## What to produce
Could the lines from the start of the data through the line with "140, 160, 180];" be set down exactly, with no pictures among them?

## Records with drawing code
******************************

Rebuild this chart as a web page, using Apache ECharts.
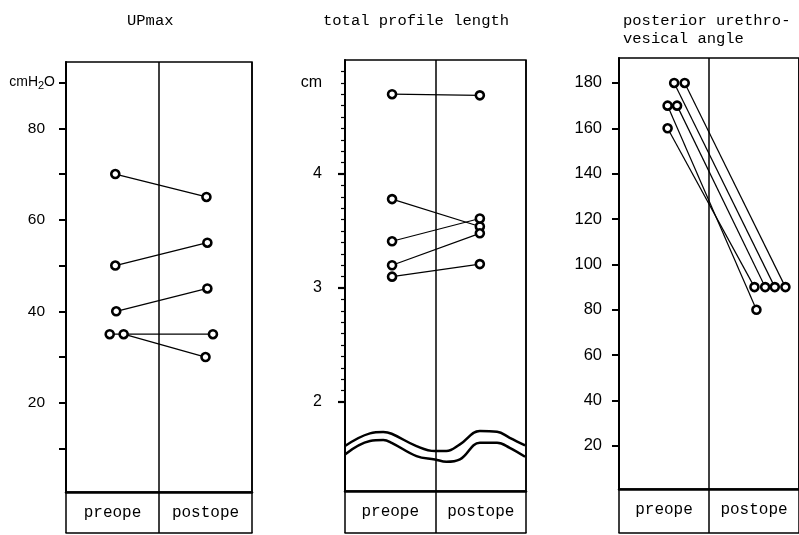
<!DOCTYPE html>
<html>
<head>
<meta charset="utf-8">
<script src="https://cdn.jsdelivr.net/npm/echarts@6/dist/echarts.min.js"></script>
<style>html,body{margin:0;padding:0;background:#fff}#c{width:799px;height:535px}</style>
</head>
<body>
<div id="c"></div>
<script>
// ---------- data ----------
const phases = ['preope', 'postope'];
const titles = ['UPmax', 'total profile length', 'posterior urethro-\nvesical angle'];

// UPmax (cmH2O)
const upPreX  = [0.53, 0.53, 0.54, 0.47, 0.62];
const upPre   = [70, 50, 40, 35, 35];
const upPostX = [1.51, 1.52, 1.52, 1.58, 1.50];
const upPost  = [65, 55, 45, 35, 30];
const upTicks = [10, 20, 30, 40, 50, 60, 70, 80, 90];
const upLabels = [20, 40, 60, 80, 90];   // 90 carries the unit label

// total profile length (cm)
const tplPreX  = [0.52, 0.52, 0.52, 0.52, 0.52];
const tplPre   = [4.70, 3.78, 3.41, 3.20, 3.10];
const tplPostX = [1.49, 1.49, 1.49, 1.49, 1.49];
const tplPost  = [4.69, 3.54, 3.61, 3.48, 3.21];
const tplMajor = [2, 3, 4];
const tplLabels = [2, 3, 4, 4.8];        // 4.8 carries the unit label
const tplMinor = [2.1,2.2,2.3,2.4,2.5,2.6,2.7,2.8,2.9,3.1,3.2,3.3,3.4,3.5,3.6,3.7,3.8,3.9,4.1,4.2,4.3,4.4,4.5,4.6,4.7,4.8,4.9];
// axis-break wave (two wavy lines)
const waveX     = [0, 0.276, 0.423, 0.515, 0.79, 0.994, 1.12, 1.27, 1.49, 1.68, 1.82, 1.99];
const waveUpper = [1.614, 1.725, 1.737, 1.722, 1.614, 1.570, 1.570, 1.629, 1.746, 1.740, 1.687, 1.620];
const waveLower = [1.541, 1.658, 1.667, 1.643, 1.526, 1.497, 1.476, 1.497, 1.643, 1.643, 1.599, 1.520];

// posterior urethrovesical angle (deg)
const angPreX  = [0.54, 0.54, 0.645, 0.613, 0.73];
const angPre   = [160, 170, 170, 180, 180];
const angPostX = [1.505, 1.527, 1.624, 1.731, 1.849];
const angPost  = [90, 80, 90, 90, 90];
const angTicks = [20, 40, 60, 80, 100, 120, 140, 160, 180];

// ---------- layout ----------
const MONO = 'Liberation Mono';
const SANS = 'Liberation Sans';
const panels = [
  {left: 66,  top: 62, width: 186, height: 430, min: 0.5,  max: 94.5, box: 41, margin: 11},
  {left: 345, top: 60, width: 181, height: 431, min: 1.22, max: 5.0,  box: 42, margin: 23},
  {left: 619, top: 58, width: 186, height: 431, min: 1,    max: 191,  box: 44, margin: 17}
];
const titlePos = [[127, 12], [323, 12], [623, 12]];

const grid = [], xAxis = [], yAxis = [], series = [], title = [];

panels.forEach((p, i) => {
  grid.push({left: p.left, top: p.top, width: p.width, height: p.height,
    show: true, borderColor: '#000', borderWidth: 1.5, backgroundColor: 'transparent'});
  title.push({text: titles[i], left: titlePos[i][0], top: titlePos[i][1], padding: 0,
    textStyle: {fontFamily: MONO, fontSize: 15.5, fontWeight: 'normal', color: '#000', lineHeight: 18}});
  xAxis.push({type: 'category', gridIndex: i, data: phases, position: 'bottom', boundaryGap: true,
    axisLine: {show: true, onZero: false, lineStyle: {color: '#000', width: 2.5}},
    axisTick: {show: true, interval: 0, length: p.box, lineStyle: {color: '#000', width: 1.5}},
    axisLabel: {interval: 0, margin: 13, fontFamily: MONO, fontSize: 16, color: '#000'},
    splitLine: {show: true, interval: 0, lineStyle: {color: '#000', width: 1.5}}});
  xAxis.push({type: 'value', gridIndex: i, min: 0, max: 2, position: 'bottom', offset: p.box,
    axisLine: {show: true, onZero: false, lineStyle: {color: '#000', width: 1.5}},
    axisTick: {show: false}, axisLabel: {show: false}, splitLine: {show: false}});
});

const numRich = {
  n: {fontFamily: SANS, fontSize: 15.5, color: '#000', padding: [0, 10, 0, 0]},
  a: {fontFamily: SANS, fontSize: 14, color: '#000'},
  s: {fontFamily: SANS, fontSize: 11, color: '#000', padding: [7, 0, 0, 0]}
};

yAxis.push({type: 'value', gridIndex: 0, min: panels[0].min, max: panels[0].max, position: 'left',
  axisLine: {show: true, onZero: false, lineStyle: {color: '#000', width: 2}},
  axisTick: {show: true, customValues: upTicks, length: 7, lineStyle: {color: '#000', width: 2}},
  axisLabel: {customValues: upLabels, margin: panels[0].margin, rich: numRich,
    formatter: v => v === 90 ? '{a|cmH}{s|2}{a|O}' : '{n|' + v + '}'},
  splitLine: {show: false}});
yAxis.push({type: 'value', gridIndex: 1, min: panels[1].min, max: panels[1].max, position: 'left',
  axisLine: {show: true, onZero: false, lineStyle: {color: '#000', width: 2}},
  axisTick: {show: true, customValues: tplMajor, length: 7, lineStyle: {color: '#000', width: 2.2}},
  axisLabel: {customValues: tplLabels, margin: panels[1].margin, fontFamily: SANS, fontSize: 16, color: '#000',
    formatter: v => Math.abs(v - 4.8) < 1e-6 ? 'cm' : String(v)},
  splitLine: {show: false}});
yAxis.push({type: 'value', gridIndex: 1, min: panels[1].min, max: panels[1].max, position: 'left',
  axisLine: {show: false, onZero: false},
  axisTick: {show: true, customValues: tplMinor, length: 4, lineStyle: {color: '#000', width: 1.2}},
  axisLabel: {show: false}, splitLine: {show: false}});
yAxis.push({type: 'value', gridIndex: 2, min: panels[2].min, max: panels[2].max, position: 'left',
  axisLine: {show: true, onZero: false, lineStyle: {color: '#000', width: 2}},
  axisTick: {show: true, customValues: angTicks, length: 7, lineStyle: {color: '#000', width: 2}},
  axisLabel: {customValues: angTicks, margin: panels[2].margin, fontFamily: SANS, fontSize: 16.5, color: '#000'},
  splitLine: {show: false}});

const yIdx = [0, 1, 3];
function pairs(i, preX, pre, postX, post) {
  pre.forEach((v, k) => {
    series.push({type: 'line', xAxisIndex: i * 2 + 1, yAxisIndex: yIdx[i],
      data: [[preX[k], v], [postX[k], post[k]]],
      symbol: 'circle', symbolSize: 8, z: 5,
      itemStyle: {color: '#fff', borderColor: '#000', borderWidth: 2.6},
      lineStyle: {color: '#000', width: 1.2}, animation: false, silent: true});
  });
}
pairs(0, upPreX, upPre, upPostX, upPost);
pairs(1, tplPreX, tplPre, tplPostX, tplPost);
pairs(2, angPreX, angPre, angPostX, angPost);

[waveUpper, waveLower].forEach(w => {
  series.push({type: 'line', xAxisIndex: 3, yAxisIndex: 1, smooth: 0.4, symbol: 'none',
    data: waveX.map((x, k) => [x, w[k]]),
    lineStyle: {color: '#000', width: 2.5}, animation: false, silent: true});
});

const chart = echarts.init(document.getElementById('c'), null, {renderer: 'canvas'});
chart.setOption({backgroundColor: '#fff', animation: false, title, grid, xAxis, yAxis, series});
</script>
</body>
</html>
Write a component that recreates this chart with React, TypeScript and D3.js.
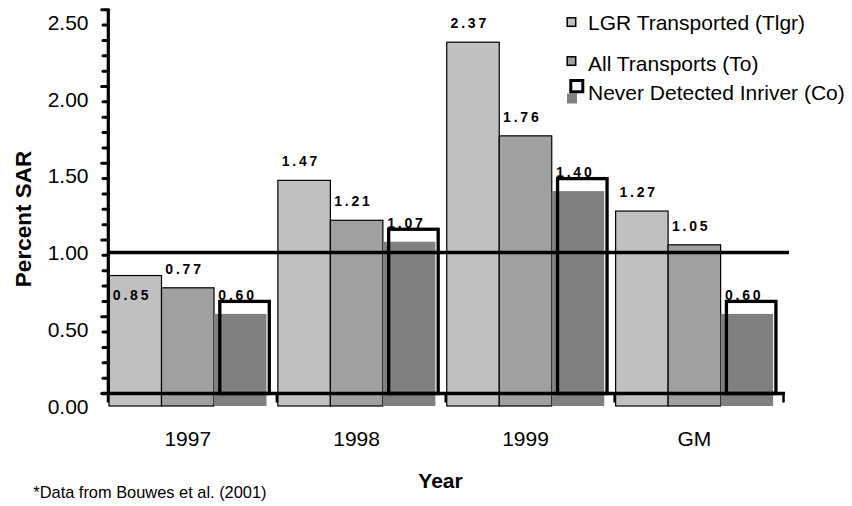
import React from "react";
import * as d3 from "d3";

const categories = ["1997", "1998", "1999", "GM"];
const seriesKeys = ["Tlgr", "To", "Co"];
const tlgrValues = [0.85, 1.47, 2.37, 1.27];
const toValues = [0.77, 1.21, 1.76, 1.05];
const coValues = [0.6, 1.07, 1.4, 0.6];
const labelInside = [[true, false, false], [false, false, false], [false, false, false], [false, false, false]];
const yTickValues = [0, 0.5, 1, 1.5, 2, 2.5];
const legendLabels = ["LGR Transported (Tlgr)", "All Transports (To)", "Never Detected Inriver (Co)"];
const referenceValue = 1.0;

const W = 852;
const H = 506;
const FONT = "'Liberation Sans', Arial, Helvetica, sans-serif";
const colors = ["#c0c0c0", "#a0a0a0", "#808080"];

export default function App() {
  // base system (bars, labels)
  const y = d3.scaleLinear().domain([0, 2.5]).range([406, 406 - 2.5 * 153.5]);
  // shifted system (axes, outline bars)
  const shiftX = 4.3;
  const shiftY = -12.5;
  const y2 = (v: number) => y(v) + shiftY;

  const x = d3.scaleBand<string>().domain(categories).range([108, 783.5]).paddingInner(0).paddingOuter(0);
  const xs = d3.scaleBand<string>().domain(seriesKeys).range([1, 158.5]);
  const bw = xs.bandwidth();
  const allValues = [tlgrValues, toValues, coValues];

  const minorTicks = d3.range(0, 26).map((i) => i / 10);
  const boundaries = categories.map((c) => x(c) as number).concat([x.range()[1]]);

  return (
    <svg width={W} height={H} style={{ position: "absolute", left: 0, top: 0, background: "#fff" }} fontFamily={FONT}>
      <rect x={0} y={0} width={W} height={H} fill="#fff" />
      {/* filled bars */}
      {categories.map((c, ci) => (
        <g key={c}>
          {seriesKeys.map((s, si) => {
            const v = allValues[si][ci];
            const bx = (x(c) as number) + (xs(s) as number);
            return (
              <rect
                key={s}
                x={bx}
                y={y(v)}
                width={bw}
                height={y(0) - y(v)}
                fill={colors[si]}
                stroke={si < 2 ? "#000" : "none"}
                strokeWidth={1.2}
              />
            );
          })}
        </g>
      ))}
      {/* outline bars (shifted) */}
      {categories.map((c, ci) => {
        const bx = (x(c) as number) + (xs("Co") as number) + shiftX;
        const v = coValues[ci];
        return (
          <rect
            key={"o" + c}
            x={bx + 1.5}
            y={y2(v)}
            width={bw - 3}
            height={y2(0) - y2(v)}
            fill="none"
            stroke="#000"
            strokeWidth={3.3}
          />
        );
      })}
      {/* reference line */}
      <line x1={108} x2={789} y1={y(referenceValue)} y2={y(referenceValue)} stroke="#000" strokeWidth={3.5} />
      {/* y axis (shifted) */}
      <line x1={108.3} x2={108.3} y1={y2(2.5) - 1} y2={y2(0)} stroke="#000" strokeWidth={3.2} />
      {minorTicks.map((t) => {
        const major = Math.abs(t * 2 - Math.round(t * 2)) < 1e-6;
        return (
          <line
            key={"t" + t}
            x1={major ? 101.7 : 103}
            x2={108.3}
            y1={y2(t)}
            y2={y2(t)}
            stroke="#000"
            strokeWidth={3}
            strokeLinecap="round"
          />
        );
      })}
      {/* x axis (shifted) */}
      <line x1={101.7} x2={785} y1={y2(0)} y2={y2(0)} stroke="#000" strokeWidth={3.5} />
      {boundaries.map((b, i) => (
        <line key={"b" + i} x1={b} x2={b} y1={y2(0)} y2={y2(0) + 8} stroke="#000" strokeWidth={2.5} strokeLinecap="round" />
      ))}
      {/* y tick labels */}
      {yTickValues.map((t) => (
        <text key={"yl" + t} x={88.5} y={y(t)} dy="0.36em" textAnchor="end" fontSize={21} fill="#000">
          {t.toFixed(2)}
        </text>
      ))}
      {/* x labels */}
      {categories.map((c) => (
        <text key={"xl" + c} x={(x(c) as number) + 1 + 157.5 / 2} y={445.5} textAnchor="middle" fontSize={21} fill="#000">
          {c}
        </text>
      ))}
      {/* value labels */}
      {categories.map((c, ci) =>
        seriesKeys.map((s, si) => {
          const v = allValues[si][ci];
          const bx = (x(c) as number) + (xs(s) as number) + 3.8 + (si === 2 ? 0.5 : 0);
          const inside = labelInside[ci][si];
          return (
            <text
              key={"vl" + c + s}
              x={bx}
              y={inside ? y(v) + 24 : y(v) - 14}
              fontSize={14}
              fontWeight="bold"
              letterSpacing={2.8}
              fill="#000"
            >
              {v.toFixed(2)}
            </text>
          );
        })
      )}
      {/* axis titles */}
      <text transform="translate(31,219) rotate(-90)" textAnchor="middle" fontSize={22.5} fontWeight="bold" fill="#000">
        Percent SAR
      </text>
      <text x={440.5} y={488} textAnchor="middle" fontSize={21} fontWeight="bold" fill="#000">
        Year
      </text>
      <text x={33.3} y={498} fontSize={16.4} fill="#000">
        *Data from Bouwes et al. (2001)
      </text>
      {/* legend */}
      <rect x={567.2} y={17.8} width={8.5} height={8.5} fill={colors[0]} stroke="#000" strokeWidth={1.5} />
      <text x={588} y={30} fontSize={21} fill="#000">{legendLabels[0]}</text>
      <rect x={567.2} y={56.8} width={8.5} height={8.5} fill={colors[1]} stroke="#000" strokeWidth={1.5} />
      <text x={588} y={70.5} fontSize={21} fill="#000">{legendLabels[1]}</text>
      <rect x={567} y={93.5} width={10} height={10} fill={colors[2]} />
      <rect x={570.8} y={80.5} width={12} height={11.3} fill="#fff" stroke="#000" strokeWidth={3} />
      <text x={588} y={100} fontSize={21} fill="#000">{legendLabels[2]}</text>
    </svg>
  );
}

******************************

## The response
Rebuild this chart as a web page, using Apache ECharts.
<!DOCTYPE html>
<html>
<head>
<meta charset="utf-8">
<script src="https://cdn.jsdelivr.net/npm/echarts@6/dist/echarts.min.js"></script>
<style>html,body{margin:0;padding:0;background:#fff}#c{width:799px;height:535px}</style>
</head>
<body>
<div id="c"></div>
<script>
// ---------- data ----------
const phases = ['preope', 'postope'];
const titles = ['UPmax', 'total profile length', 'posterior urethro-\nvesical angle'];

// UPmax (cmH2O)
const upPreX  = [0.53, 0.53, 0.54, 0.47, 0.62];
const upPre   = [70, 50, 40, 35, 35];
const upPostX = [1.51, 1.52, 1.52, 1.58, 1.50];
const upPost  = [65, 55, 45, 35, 30];
const upTicks = [10, 20, 30, 40, 50, 60, 70, 80, 90];
const upLabels = [20, 40, 60, 80, 90];   // 90 carries the unit label

// total profile length (cm)
const tplPreX  = [0.52, 0.52, 0.52, 0.52, 0.52];
const tplPre   = [4.70, 3.78, 3.41, 3.20, 3.10];
const tplPostX = [1.49, 1.49, 1.49, 1.49, 1.49];
const tplPost  = [4.69, 3.54, 3.61, 3.48, 3.21];
const tplMajor = [2, 3, 4];
const tplLabels = [2, 3, 4, 4.8];        // 4.8 carries the unit label
const tplMinor = [2.1,2.2,2.3,2.4,2.5,2.6,2.7,2.8,2.9,3.1,3.2,3.3,3.4,3.5,3.6,3.7,3.8,3.9,4.1,4.2,4.3,4.4,4.5,4.6,4.7,4.8,4.9];
// axis-break wave (two wavy lines)
const waveX     = [0, 0.276, 0.423, 0.515, 0.79, 0.994, 1.12, 1.27, 1.49, 1.68, 1.82, 1.99];
const waveUpper = [1.614, 1.725, 1.737, 1.722, 1.614, 1.570, 1.570, 1.629, 1.746, 1.740, 1.687, 1.620];
const waveLower = [1.541, 1.658, 1.667, 1.643, 1.526, 1.497, 1.476, 1.497, 1.643, 1.643, 1.599, 1.520];

// posterior urethrovesical angle (deg)
const angPreX  = [0.54, 0.54, 0.645, 0.613, 0.73];
const angPre   = [160, 170, 170, 180, 180];
const angPostX = [1.505, 1.527, 1.624, 1.731, 1.849];
const angPost  = [90, 80, 90, 90, 90];
const angTicks = [20, 40, 60, 80, 100, 120, 140, 160, 180];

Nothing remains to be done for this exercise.